58.      Além disso, o artigo 49.° CE exige, desde logo, de acordo com a sua letra, a supressão de qualquer restrição – ainda que indistintamente aplicada a prestadores nacionais e de outros Estados‑Membros –, quando seja susceptível de impedir, entravar ou tornar menos atractivas as actividades do prestador estabelecido noutro Estado‑Membro, onde presta legalmente serviços análogos  (41) .

59.      Se um prestador de serviços ou um destinatário da prestação de serviços for onerado com uma taxa, trata‑se em qualquer caso, sem dúvida, de uma restrição à livre prestação de serviços, se esse encargo financeiro fizer parte integrante de medidas específicas a que o prestador de serviços ou o destinatário da prestação tem de se sujeitar (por exemplo, controlos estatais sujeitos a taxas obrigatórias, processos de licenciamento mediante o pagamento de taxas obrigatórias, mas também a obrigação de utilização onerosa de determinadas instalações ou serviços, designadamente em portos)  (42) . De facto, uma taxa dessa natureza reforça o efeito de medidas que, por seu turno, são susceptíveis de impedir, entravar ou tornar menos atractivas as prestações de serviços ou a sua utilização.

60.      Em contrapartida, saber se a oneração com um imposto aplicável indiferenciadamente, a saber, com um imposto indirecto, também pode, por si só, levar a uma restrição não tem até agora obtido resposta inequívoca na jurisprudência  (43) . Duas soluções são possíveis.

i) A solução da justificação: um imposto nacional não discriminatório pode representar uma restrição e a sua justificação deve ser objecto de análise

61.     É pacífico que uma oneração com um imposto, ainda que mínima, pode encarecer uma actividade comercial e, como tal, torná‑la menos atractiva.
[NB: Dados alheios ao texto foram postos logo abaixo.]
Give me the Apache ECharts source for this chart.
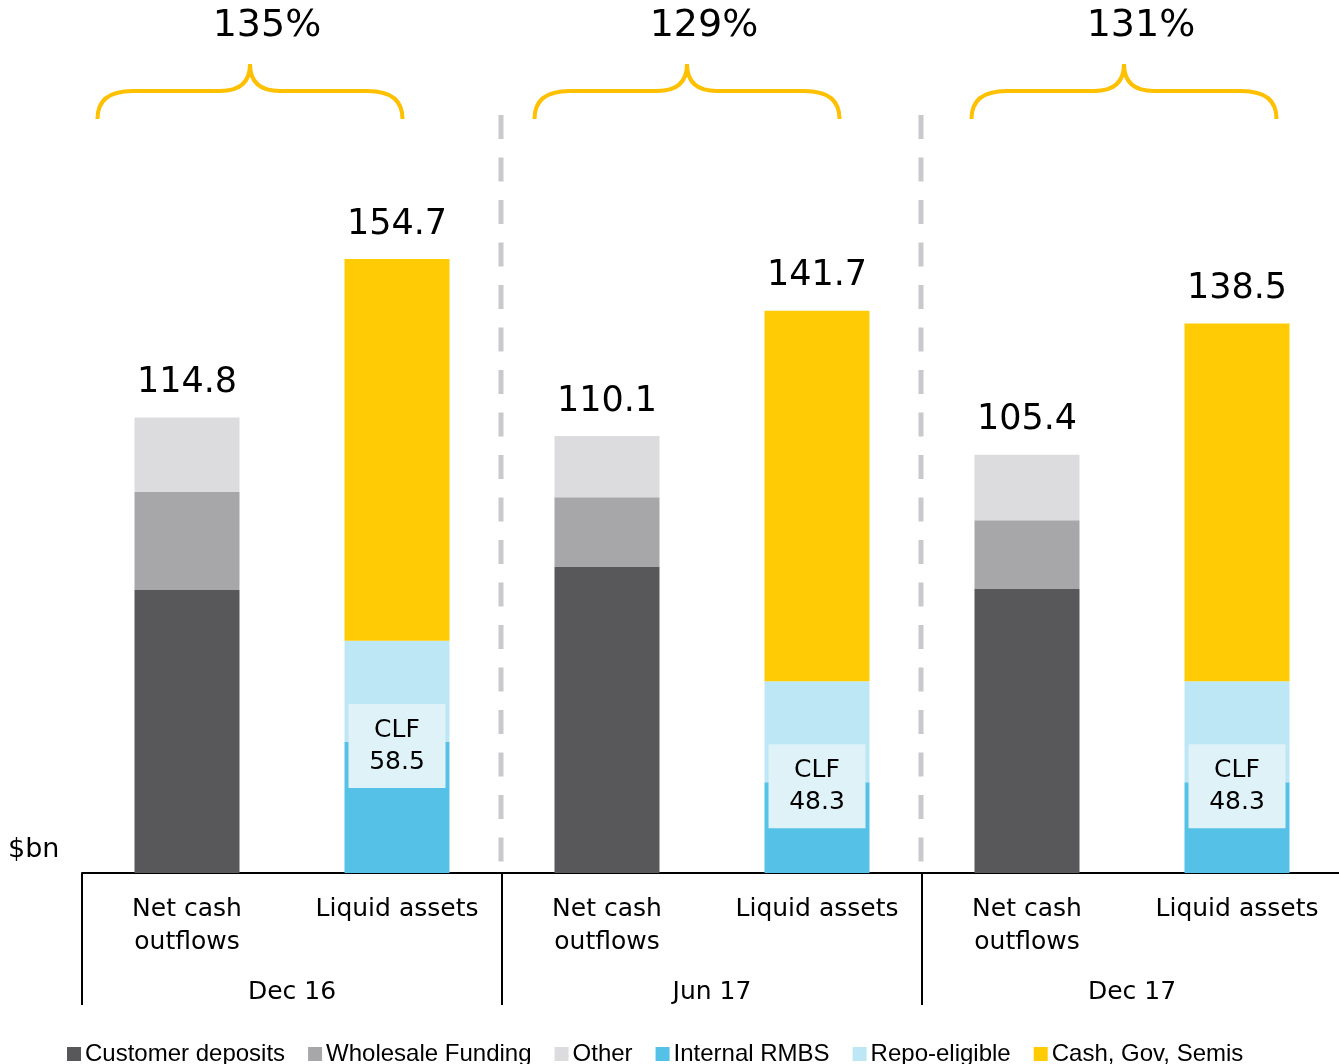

Em todo o caso, o acórdão De Coster pode ser interpretado no sentido de que um imposto nacional deve ser sujeito a uma avaliação semelhante à que é normalmente aplicada às restrições  (44) .

62.      Se se tomar por base essa perspectiva, e se se considerarem os impostos nacionais como restrições às liberdades fundamentais, então todos os impostos, independentemente da sua natureza, estariam, em última instância, sujeitos à fiscalização do direito comunitário; os Estados‑Membros teriam então potencialmente de provar em cada caso concreto que os seus impostos se justificam por razões imperiosas de interesse geral, ou seja, que são adequados, necessários e proporcionais relativamente aos objectivos prosseguidos. Nessa altura, haveria, em todo o caso, que ter em consideração que a obtenção de verbas orçamentais é um pressuposto obrigatório da actuação do Estado, que, em consequência, constitui em princípio um fim legítimo e a cobrança de impostos – também por essa razão – é até pressuposta em muitos pontos do Tratado CE (v., eventualmente, os artigos 90.° CE, 93.° CE e 175.°, n.° 2, primeiro travessão, CE). Tem de ser deixada aos Estados‑Membros uma larga margem de discricionariedade no que respeita às suas decisões gerais de política orçamental  (45) , bem como quanto ao tipo e à forma dos impostos a cobrar. Não pode incumbir ao Tribunal de Justiça pôr em causa as decisões de política orçamental dos Estados‑Membros.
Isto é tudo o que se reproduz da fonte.